(Data segment)
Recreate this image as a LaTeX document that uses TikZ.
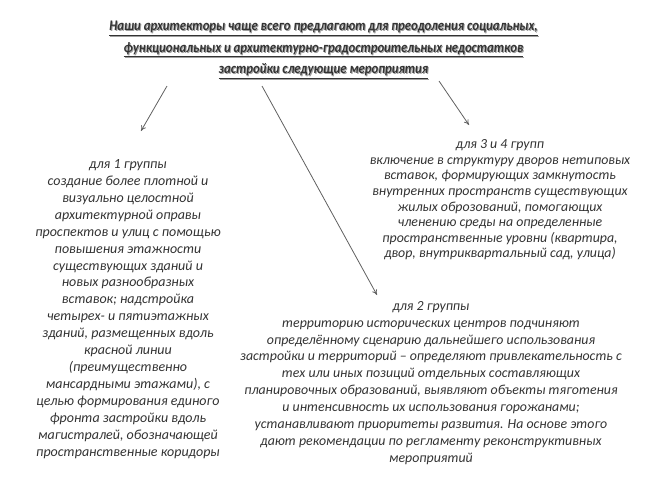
\documentclass[tikz,border=0pt]{standalone}
\usepackage{fontspec}
\setmainfont{Carlito}
\usetikzlibrary{arrows.meta}
\definecolor{txt}{HTML}{333333}
\definecolor{shd}{HTML}{A0A0A0}
\definecolor{arr}{HTML}{606060}
\begin{document}
\begin{tikzpicture}[x=0.75pt,y=-0.75pt,
  body/.style={align=center,inner sep=0pt,text=txt,font=\fontsize{10.5}{12.7}\selectfont\itshape},
  ttl/.style={align=center,inner sep=0pt,xscale=0.87,transform shape,font=\fontsize{11}{16}\selectfont\bfseries\itshape},
  conn/.style={draw=arr,line width=0.6pt,-{To[length=4pt,width=4pt]}}]
\useasboundingbox (0,0) rectangle (645,483);
\node[ttl,text=shd] at (324.5,51) {\underline{Наши архитекторы чаще всего предлагают для преодоления социальных,}\\
\underline{функциональных и архитектурно-градостроительных недостатков}\\
\underline{застройки следующие мероприятия}};
\node[ttl,text=txt] (title) at (323.5,50) {\underline{Наши архитекторы чаще всего предлагают для преодоления социальных,}\\
\underline{функциональных и архитектурно-градостроительных недостатков}\\
\underline{застройки следующие мероприятия}};
\node[body] (g1) at (128,309) {для 1 группы\\
создание более плотной и\\
визуально целостной\\
архитектурной оправы\\
проспектов и улиц с помощью\\
повышения этажности\\
существующих зданий и\\
новых разнообразных\\
вставок; надстройка\\
четырех- и пятиэтажных\\
зданий, размещенных вдоль\\
красной линии\\
(преимущественно\\
мансардными этажами), с\\
целью формирования единого\\
фронта застройки вдоль\\
магистралей, обозначающей\\
пространственные коридоры};
\node[body,font=\fontsize{10.4}{11.7}\selectfont\itshape] (g34) at (500,200) {для 3 и 4 групп\\
включение в структуру дворов нетиповых\\
вставок, формирующих замкнутость\\
внутренних пространств существующих\\
жилых оброзований, помогающих\\
членению среды на определенные\\
пространственные уровни (квартира,\\
двор, внутриквартальный сад, улица)};
\node[body,font=\fontsize{10.4}{12.7}\selectfont\itshape] (g2) at (431,383) {для 2 группы\\
территорию исторических центров подчиняют\\
определённому сценарию дальнейшего использования\\
застройки и территорий -- определяют привлекательность с\\
тех или иных позиций отдельных составляющих\\
планировочных образований, выявляют объекты тяготения\\
и интенсивность их использования горожанами;\\
устанавливают приоритеты развития. На основе этого\\
дают рекомендации по регламенту реконструктивных\\
мероприятий};
\coordinate (s1) at (167,86);
\coordinate (e1) at (141,131);
\coordinate (s2) at (262,86);
\coordinate (e2) at (377,295);
\coordinate (s3) at (439,81);
\coordinate (e3) at (469,125);
\draw[conn] (s1) -- (e1);
\draw[conn] (s2) -- (e2);
\draw[conn] (s3) -- (e3);
\end{tikzpicture}
\end{document}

(Task instructions) Copy every line of the data exactly as written, excluding the pictures.

(Result of this exercise)
Recreate this image as a LaTeX document that uses TikZ.
\documentclass[tikz,border=0pt]{standalone}
\usepackage{fontspec}
\setmainfont{Carlito}
\usetikzlibrary{arrows.meta}
\definecolor{txt}{HTML}{333333}
\definecolor{shd}{HTML}{A0A0A0}
\definecolor{arr}{HTML}{606060}
\begin{document}
\begin{tikzpicture}[x=0.75pt,y=-0.75pt,
  body/.style={align=center,inner sep=0pt,text=txt,font=\fontsize{10.5}{12.7}\selectfont\itshape},
  ttl/.style={align=center,inner sep=0pt,xscale=0.87,transform shape,font=\fontsize{11}{16}\selectfont\bfseries\itshape},
  conn/.style={draw=arr,line width=0.6pt,-{To[length=4pt,width=4pt]}}]
\useasboundingbox (0,0) rectangle (645,483);
\node[ttl,text=shd] at (324.5,51) {\underline{Наши архитекторы чаще всего предлагают для преодоления социальных,}\\
\underline{функциональных и архитектурно-градостроительных недостатков}\\
\underline{застройки следующие мероприятия}};
\node[ttl,text=txt] (title) at (323.5,50) {\underline{Наши архитекторы чаще всего предлагают для преодоления социальных,}\\
\underline{функциональных и архитектурно-градостроительных недостатков}\\
\underline{застройки следующие мероприятия}};
\node[body] (g1) at (128,309) {для 1 группы\\
создание более плотной и\\
визуально целостной\\
архитектурной оправы\\
проспектов и улиц с помощью\\
повышения этажности\\
существующих зданий и\\
новых разнообразных\\
вставок; надстройка\\
четырех- и пятиэтажных\\
зданий, размещенных вдоль\\
красной линии\\
(преимущественно\\
мансардными этажами), с\\
целью формирования единого\\
фронта застройки вдоль\\
магистралей, обозначающей\\
пространственные коридоры};
\node[body,font=\fontsize{10.4}{11.7}\selectfont\itshape] (g34) at (500,200) {для 3 и 4 групп\\
включение в структуру дворов нетиповых\\
вставок, формирующих замкнутость\\
внутренних пространств существующих\\
жилых оброзований, помогающих\\
членению среды на определенные\\
пространственные уровни (квартира,\\
двор, внутриквартальный сад, улица)};
\node[body,font=\fontsize{10.4}{12.7}\selectfont\itshape] (g2) at (431,383) {для 2 группы\\
территорию исторических центров подчиняют\\
определённому сценарию дальнейшего использования\\
застройки и территорий -- определяют привлекательность с\\
тех или иных позиций отдельных составляющих\\
планировочных образований, выявляют объекты тяготения\\
и интенсивность их использования горожанами;\\
устанавливают приоритеты развития. На основе этого\\
дают рекомендации по регламенту реконструктивных\\
мероприятий};
\coordinate (s1) at (167,86);
\coordinate (e1) at (141,131);
\coordinate (s2) at (262,86);
\coordinate (e2) at (377,295);
\coordinate (s3) at (439,81);
\coordinate (e3) at (469,125);
\draw[conn] (s1) -- (e1);
\draw[conn] (s2) -- (e2);
\draw[conn] (s3) -- (e3);
\end{tikzpicture}
\end{document}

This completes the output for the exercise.